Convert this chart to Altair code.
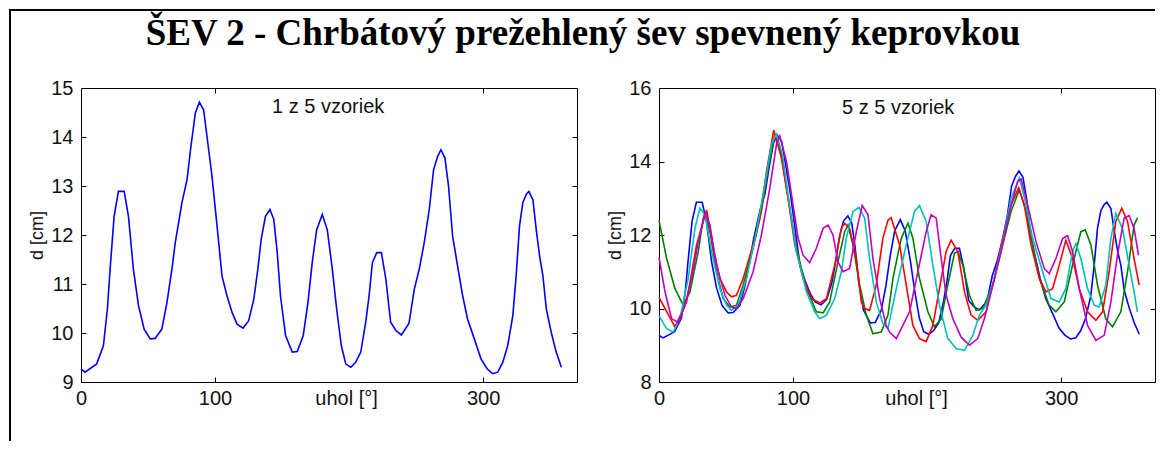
import altair as alt
import pandas as pd

TITLE = "ŠEV 2 - Chrbátový prežehlený šev spevnený keprovkou"
X_LABEL = "uhol [°]"
Y_LABEL = "d [cm]"
LEFT_NOTE = "1 z 5 vzoriek"
RIGHT_NOTE = "5 z 5 vzoriek"

X_TICKS = [0, 100, 200, 300]
X_TICKS_TOP = [100, 300]
LEFT_Y_TICKS = [9, 10, 11, 12, 13, 14, 15]
LEFT_Y_INNER = [10, 11, 12, 13, 14]
RIGHT_Y_TICKS = [8, 10, 12, 14, 16]
RIGHT_Y_INNER = [10, 12, 14]

SERIES = ["s1", "s2", "s3", "s4", "s5"]
COLORS = ["#0000FF", "#008000", "#FF0000", "#00BFBF", "#BF00BF"]

# sample 1 (blue) - shown alone in the left panel
s1_deg = [0, 3, 11.7, 16.7, 19.7, 21.7, 24.7, 27.9, 32.2, 35.4, 39.1, 42.9, 47.1, 51.6, 55.3,
          60.3, 64.1, 67.8, 70.3, 75.3, 79.1, 82.0, 85.3, 88.3, 91.5, 94.0, 97.7, 101.5, 105.2,
          108.9, 112.7, 116.4, 120.9, 125.1, 128.9, 131.9, 134.4, 137.6, 140.9, 143.8, 146.4,
          148.8, 152.6, 157.6, 161.3, 165.8, 169.3, 172.5, 175.8, 180.0, 183.7, 187.5, 190.7,
          194.2, 197.5, 201.2, 204.9, 208.7, 212.4, 214.9, 217.4, 220.6, 224.1, 227.4, 231.0,
          234.9, 239.0, 244.7, 248.6, 252.3, 256.0, 259.8, 263.0, 266.0, 268.5, 271.5, 274.2,
          277.2, 280.9, 284.7, 288.4, 293.4, 298.4, 302.9, 307.1, 310.9, 314.6, 318.3, 322.1,
          324.6, 327.1, 329.6, 332.1, 334.1, 337.1, 339.6, 342.1, 344.6, 347.1, 350.8, 354.5, 358.3]
s1_d = [9.27, 9.20, 9.37, 9.74, 10.49, 11.30, 12.38, 12.89, 12.89, 12.38, 11.30, 10.56, 10.08, 9.88, 9.89,
        10.08, 10.62, 11.30, 11.84, 12.66, 13.13, 13.81, 14.49, 14.71, 14.55, 14.01, 13.20, 12.18, 11.16,
        10.76, 10.42, 10.18, 10.10, 10.25, 10.69, 11.30, 11.91, 12.38, 12.52, 12.32, 11.64,
        10.76, 9.95, 9.61, 9.62, 9.95, 10.62, 11.44, 12.11, 12.42, 12.11, 11.30, 10.49,
        9.74, 9.37, 9.30, 9.40, 9.61, 10.22, 10.76, 11.44, 11.64, 11.64, 11.10, 10.22,
        10.05, 9.96, 10.20, 10.89, 11.30, 11.84, 12.52, 13.33, 13.60, 13.74, 13.57, 12.99,
        11.98, 11.37, 10.76, 10.28, 9.88, 9.47, 9.27, 9.17, 9.20, 9.40, 9.74, 10.35,
        11.16, 12.18, 12.66, 12.83, 12.89, 12.72, 12.11, 11.57, 11.16, 10.49, 10.01, 9.61, 9.30]

# sample 2 (green)
s2_deg = [0, 5.7, 11.9, 18.1, 23.1, 29.3, 33, 34.3, 38, 42.9, 47.9, 52.9, 57.8, 62.8, 70.2, 76.4,
          81.4, 86.4, 91.3, 96.3, 102.5, 110, 117.4, 122.4, 127.3, 133.5, 138.5, 141, 144.7, 149.7,
          154.6, 159.6, 165.8, 170.8, 174.5, 180.7, 185.7, 189.4, 194.3, 200.6, 205.5, 210.5, 215.4,
          220.4, 222.9, 226.6, 231.6, 236.5, 241.5, 249, 256.4, 262.6, 268.8, 273.8, 278.7, 283.7,
          291.1, 296.1, 302.3, 308.5, 314.7, 318, 322.2, 327.1, 333.3, 338.3, 344.5, 349.5, 354.4, 356.9]
s2_d = [12.4, 11.36, 10.54, 10.09, 10.45, 11.55, 12.46, 12.59, 12.09, 11.0, 10.27, 10.04, 10.09, 10.64, 11.64, 12.64,
        13.82, 14.73, 14.19, 13.0, 11.64, 10.54, 9.91, 9.88, 10.18, 11.27, 12.09, 12.27, 11.73, 10.64,
        9.82, 9.31, 9.36, 9.82, 10.82, 11.91, 12.32, 11.91, 10.82, 9.91, 9.5, 9.72, 10.64,
        11.5, 11.55, 11.18, 10.36, 9.95, 10.0, 10.64, 11.73, 12.64, 13.23, 12.64, 11.73, 10.82,
        10.09, 9.91, 10.18, 11.18, 12.09, 12.14, 11.73, 10.64, 9.72, 9.5, 9.91, 11.0, 12.27, 12.47]

# sample 3 (red)
s3_deg = [0, 11.9, 20.6, 28, 35.5, 40.5, 45.4, 50.4, 54.1, 57.8, 62.8, 70.2, 75.2, 80.2, 85.6, 91.3,
          96.3, 101.3, 107.5, 113.7, 119.9, 124.9, 131.1, 136, 138.5, 142.2, 147.2, 150.9, 153.4, 157.1,
          162.1, 167, 170.8, 173.2, 179.5, 184.4, 189.4, 194.3, 199.3, 204.3, 209.2, 214.2, 217.9,
          222.9, 227.9, 232.8, 237.8, 244, 250.2, 256.4, 262.6, 268.3, 272.5, 277.5, 283.7, 288.7,
          293.6, 298.6, 303.5, 308.5, 313.5, 319.7, 325.9, 330.9, 335.8, 340.8, 345.2, 349.5, 354.4, 358.2]
s3_d = [10.3, 9.5, 10.18, 11.73, 12.68, 11.64, 10.82, 10.45, 10.32, 10.36, 10.82, 11.73, 12.46, 13.73, 14.85, 14.10,
        13.0, 11.73, 10.82, 10.27, 10.15, 10.27, 11.18, 12.18, 12.32, 12.18, 11.36, 10.18, 10.0, 9.95,
        10.64, 11.91, 12.4, 12.47, 11.73, 10.64, 9.54, 9.18, 9.1, 9.54, 10.54, 11.55, 11.86,
        11.55, 10.45, 9.82, 9.68, 9.91, 10.82, 11.91, 12.82, 13.28, 12.82, 11.73, 10.82, 10.45,
        10.54, 11.18, 11.86, 11.36, 10.54, 9.91, 9.68, 9.91, 11.0, 12.37, 12.73, 12.37, 11.36, 10.64]

# sample 4 (cyan)
s4_deg = [0, 5.7, 10.7, 15.6, 21.8, 26.8, 30.5, 34.3, 39.2, 45.4, 50.4, 54.1, 59.1, 65.3, 72.7, 78.9,
          83.9, 87.6, 92.1, 97, 102.5, 110, 116.2, 119.9, 124.9, 131.1, 136, 139.7, 144.7, 149.2,
          153.4, 157.1, 162.1, 167, 170.8, 177, 184.4, 190.6, 194.3, 199.3, 204.3, 209.2, 215.4,
          221.7, 227.9, 234.1, 239, 244, 250.2, 256.4, 262.6, 268.8, 273.8, 278.7, 286.2, 292.4,
          298.6, 303.5, 308.5, 311, 314.7, 319.7, 324.7, 328.4, 333.3, 337.1, 340.8, 345.7, 350.7, 354.4, 356.9]
s4_d = [9.8, 9.45, 9.36, 9.72, 10.82, 12.18, 12.73, 12.55, 11.55, 10.54, 10.09, 9.95, 10.09, 10.82, 12.09, 13.37,
        14.46, 14.75, 14.19, 12.91, 11.55, 10.45, 9.91, 9.72, 9.82, 10.27, 11.0, 11.91, 12.64, 12.75,
        12.46, 11.36, 10.18, 9.59, 9.45, 10.54, 11.73, 12.64, 12.8, 12.37, 11.18, 10.09, 9.18,
        8.91, 8.86, 9.27, 9.82, 10.09, 10.82, 11.82, 13.0, 13.55, 12.82, 11.91, 11.0, 10.27,
        10.18, 10.54, 11.55, 11.77, 11.36, 10.54, 10.09, 10.04, 10.64, 11.91, 12.59, 12.18, 11.18, 10.45, 9.91]

# sample 5 (magenta)
s5_deg = [0, 4.5, 9.4, 14.4, 19.4, 24.3, 29.3, 34.3, 38, 42.9, 49.2, 54.1, 57.8, 62.8, 70.2, 76.4,
          82.7, 87.6, 90.1, 95.1, 100, 103.8, 107.5, 112.4, 117.4, 122.4, 126.1, 129.8, 133.5, 137.3,
          142.2, 147.2, 151.6, 155.9, 159.6, 164.6, 169.5, 172, 177, 186.9, 193.1, 199.3, 203, 206.8,
          210.5, 214.2, 219.2, 225.4, 231.6, 237.8, 242.7, 249, 255.2, 261.4, 267.6, 270.1, 275, 281.2,
          287.4, 291.1, 296.1, 301.1, 304.8, 308.5, 313.5, 319.7, 325.9, 332.1, 337.1, 342, 347, 350.7,
          354.4, 357.7]
s5_d = [11.4, 10.45, 9.72, 9.62, 10.09, 10.82, 11.82, 12.59, 12.27, 11.18, 10.36, 10.04, 10.0, 10.27, 11.0, 12.0,
        13.28, 14.46, 14.69, 14.0, 12.82, 11.91, 11.45, 11.25, 11.64, 12.18, 12.27, 12.0, 11.27, 11.0,
        11.09, 12.09, 12.8, 12.55, 11.36, 10.27, 9.54, 9.36, 9.18, 9.91, 11.0, 12.09, 12.55, 12.46,
        11.36, 10.36, 9.72, 9.22, 9.0, 9.18, 9.72, 10.64, 11.55, 12.64, 13.46, 13.52, 12.82, 11.82,
        11.09, 10.95, 11.36, 11.91, 11.98, 11.55, 10.54, 9.54, 9.13, 9.27, 10.18, 11.45, 12.46, 12.53,
        12.18, 11.45]

X_DOMAIN = [0, 370]
LEFT_Y_DOMAIN = [9, 15]
RIGHT_Y_DOMAIN = [8, 16]
LEFT_NOTE_POS = (142.5, 14.48)
RIGHT_NOTE_POS = (136.5, 15.3)

W, H = 496, 294
LABEL_FONT = "Liberation Sans"


def frame(series_list, ydom, yticks, yinner, note, note_pos, border, xlabel_shift):
    df = pd.concat(
        [pd.DataFrame({"deg": dg, "d": dv, "s": name, "i": range(len(dg))})
         for name, dg, dv in series_list],
        ignore_index=True,
    )
    xs = alt.Scale(domain=X_DOMAIN, nice=False, zero=False)
    ys = alt.Scale(domain=ydom, nice=False, zero=False)
    bottom = alt.Axis(
        orient="bottom", values=X_TICKS, title=None, domain=False, grid=False,
        offset=-5, tickSize=5, labelPadding=6, labelFlush=False, labelOverlap=False,
        labelExpr="datum.value == 200 ? '" + X_LABEL + "' : datum.label",
        tickOpacity={"condition": {"test": "datum.value == 200", "value": 0}, "value": 1},
        labelOffset={"condition": {"test": "datum.value == 200", "value": xlabel_shift}, "value": 0},
    )
    left = alt.Axis(
        orient="left", values=yticks, title=Y_LABEL, domain=False, grid=False,
        offset=-5, tickSize=5, labelPadding=8, labelFlush=False, labelOverlap=False,
        titlePadding=4,
    )
    top = alt.Axis(orient="top", values=X_TICKS_TOP, title=None, labels=False,
                   domain=False, grid=False, offset=-5, tickSize=5)
    right = alt.Axis(orient="right", values=yinner, title=None, labels=False,
                     domain=False, grid=False, offset=-5, tickSize=5)

    lines = alt.Chart(df).mark_line(strokeWidth=1.6).encode(
        x=alt.X("deg:Q", scale=xs, axis=bottom),
        y=alt.Y("d:Q", scale=ys, axis=left),
        color=alt.Color("s:N", scale=alt.Scale(domain=SERIES, range=COLORS), legend=None),
        order=alt.Order("i:Q"),
    )
    note_df = pd.DataFrame({"deg": [note_pos[0]], "d": [note_pos[1]], "t": [note]})
    text = alt.Chart(note_df).mark_text(
        align="left", baseline="alphabetic", font=LABEL_FONT, fontSize=20, color="#111111"
    ).encode(
        x=alt.X("deg:Q", scale=xs, axis=top),
        y=alt.Y("d:Q", scale=ys, axis=right),
        text="t:N",
    )
    layers = [lines, text]
    if border:
        one = pd.DataFrame({"k": [0]})
        top_rule = alt.Chart(one).mark_rule(color="black", strokeWidth=2, strokeCap="square").encode(
            x=alt.value(-71), x2=alt.value(1073), y=alt.value(-78))
        left_rule = alt.Chart(one).mark_rule(color="black", strokeWidth=2, strokeCap="square").encode(
            x=alt.value(-71), y=alt.value(-78), y2=alt.value(352))
        heading = alt.Chart(pd.DataFrame({"t": [TITLE]})).mark_text(
            align="center", baseline="alphabetic", font="Liberation Serif", fontSize=37,
            fontWeight="bold", color="black",
        ).encode(x=alt.value(502), y=alt.value(-43), text="t:N")
        layers += [top_rule, left_rule, heading]
    return alt.layer(*layers).resolve_axis(x="independent", y="independent").properties(
        width=W, height=H)


left_panel = frame([("s1", s1_deg, s1_d)], LEFT_Y_DOMAIN, LEFT_Y_TICKS, LEFT_Y_INNER,
                   LEFT_NOTE, LEFT_NOTE_POS, True, -3)
right_panel = frame([("s1", s1_deg, s1_d), ("s2", s2_deg, s2_d), ("s3", s3_deg, s3_d),
                     ("s4", s4_deg, s4_d), ("s5", s5_deg, s5_d)],
                    RIGHT_Y_DOMAIN, RIGHT_Y_TICKS, RIGHT_Y_INNER, RIGHT_NOTE, RIGHT_NOTE_POS, False, -11)

chart = alt.hconcat(left_panel, right_panel, spacing=82, bounds="flush").properties(
    padding=0,
).configure_view(stroke="black", strokeWidth=1).configure_axis(
    labelFont=LABEL_FONT, labelFontSize=20, labelColor="#111111",
    titleFont=LABEL_FONT, titleFontSize=18, titleFontWeight="normal", titleColor="#111111",
    tickColor="black", tickWidth=1,
)

chart.save("out.html", embed_options={"renderer": "svg", "actions": False})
_ _ _
EXERCISE DIRECTIONS:
Without the pictures, please reproduce each line of the listing above exactly, from the first one through the line bearing "RIGHT_Y_INNER = [10, 12, 14]".

RESULT:
Convert this chart to Altair code.
import altair as alt
import pandas as pd

TITLE = "ŠEV 2 - Chrbátový prežehlený šev spevnený keprovkou"
X_LABEL = "uhol [°]"
Y_LABEL = "d [cm]"
LEFT_NOTE = "1 z 5 vzoriek"
RIGHT_NOTE = "5 z 5 vzoriek"

X_TICKS = [0, 100, 200, 300]
X_TICKS_TOP = [100, 300]
LEFT_Y_TICKS = [9, 10, 11, 12, 13, 14, 15]
LEFT_Y_INNER = [10, 11, 12, 13, 14]
RIGHT_Y_TICKS = [8, 10, 12, 14, 16]
RIGHT_Y_INNER = [10, 12, 14]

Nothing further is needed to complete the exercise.